*Work to do*:
Extract each line where the string "this" shows up.
Data entries start
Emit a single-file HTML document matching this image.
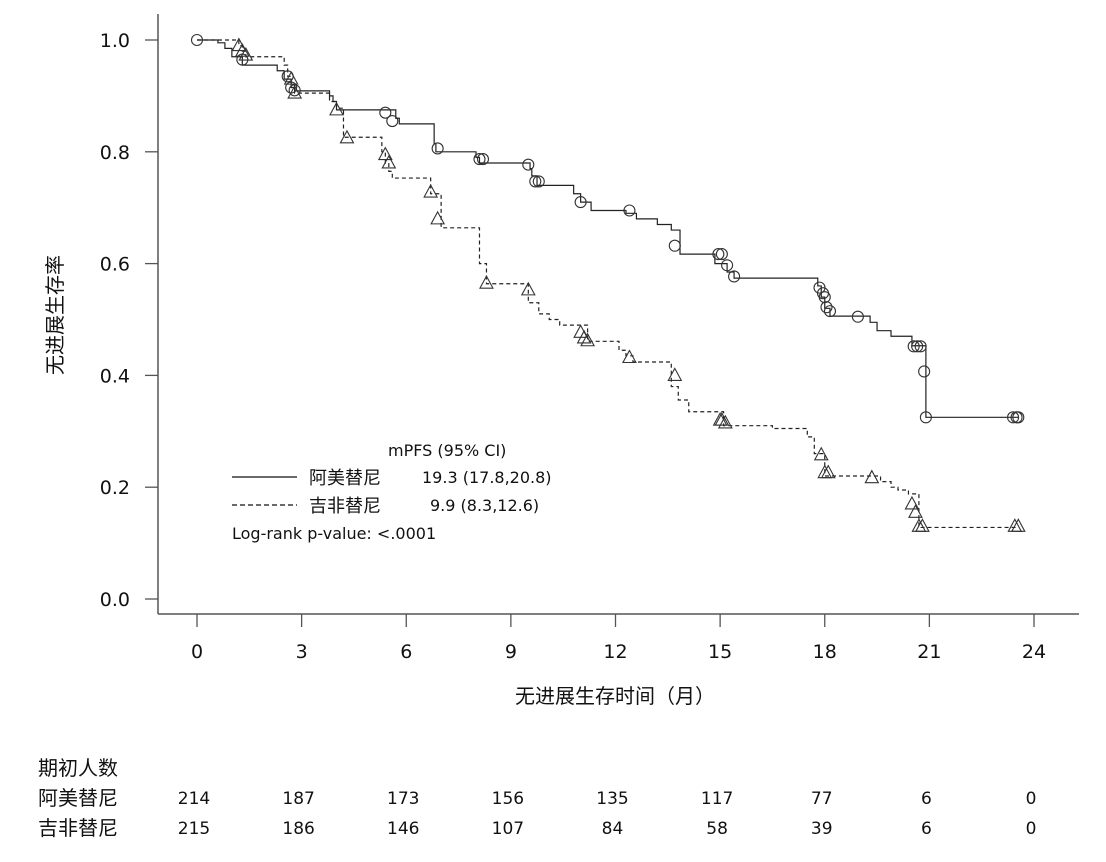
Data entries end
Data entries start
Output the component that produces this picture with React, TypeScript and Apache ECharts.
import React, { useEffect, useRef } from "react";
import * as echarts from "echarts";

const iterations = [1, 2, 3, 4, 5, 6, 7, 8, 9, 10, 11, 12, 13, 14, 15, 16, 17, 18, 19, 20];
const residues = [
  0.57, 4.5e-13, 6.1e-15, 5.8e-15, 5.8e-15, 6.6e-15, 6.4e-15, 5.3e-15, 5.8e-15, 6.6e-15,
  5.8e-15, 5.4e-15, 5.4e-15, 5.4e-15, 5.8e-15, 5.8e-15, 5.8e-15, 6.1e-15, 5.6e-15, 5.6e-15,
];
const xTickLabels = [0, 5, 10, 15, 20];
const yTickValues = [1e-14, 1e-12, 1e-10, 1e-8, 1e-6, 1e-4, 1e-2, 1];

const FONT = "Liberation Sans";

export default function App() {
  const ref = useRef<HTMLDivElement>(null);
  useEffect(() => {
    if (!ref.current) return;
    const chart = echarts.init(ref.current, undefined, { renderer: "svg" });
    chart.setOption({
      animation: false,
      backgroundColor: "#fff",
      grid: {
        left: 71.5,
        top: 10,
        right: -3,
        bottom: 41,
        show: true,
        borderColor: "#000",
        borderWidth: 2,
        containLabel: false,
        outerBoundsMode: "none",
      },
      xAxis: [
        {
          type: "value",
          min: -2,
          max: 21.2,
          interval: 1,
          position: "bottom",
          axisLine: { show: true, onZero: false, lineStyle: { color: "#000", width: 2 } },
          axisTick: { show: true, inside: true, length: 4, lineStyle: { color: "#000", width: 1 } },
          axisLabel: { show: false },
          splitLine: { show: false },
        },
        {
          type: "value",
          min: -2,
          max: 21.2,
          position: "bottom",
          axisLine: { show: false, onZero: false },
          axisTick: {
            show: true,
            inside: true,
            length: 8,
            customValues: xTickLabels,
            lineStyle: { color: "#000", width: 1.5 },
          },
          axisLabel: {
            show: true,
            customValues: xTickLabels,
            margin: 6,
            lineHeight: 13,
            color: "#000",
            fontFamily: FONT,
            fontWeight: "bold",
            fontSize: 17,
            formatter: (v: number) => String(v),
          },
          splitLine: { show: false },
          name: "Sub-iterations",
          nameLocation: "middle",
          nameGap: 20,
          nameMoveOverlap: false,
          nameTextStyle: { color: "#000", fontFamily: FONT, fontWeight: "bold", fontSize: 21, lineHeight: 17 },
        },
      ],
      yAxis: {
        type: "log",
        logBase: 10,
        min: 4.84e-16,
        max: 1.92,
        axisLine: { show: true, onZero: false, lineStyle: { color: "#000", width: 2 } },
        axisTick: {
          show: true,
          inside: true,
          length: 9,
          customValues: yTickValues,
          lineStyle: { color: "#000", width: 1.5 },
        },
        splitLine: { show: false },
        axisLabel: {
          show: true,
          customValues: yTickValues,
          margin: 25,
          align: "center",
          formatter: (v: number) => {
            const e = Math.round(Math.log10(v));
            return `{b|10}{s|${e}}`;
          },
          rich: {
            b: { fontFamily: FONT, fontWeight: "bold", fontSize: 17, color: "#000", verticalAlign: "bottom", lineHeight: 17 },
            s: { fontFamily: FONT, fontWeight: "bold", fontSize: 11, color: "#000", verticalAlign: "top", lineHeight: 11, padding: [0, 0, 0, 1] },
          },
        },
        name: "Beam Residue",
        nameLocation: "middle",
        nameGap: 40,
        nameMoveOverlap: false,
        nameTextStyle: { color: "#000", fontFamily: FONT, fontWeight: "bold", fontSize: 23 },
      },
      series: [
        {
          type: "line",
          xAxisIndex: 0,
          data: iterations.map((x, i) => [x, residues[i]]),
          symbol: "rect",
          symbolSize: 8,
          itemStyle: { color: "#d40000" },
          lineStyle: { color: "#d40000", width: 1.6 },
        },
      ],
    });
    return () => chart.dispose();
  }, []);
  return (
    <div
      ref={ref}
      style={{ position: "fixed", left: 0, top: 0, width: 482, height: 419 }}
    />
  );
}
Data entries end
Data entries start
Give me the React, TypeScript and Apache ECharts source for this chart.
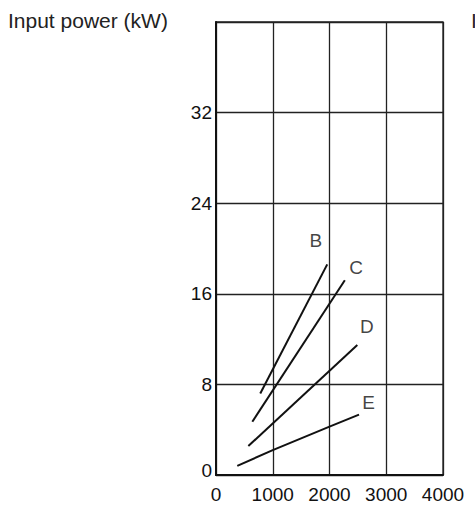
Data entries end
*Answer*:
Emit a single-file HTML document matching this image.
Output the component that produces this picture with React, TypeScript and Apache ECharts.
Give me the React, TypeScript and Apache ECharts source for this chart.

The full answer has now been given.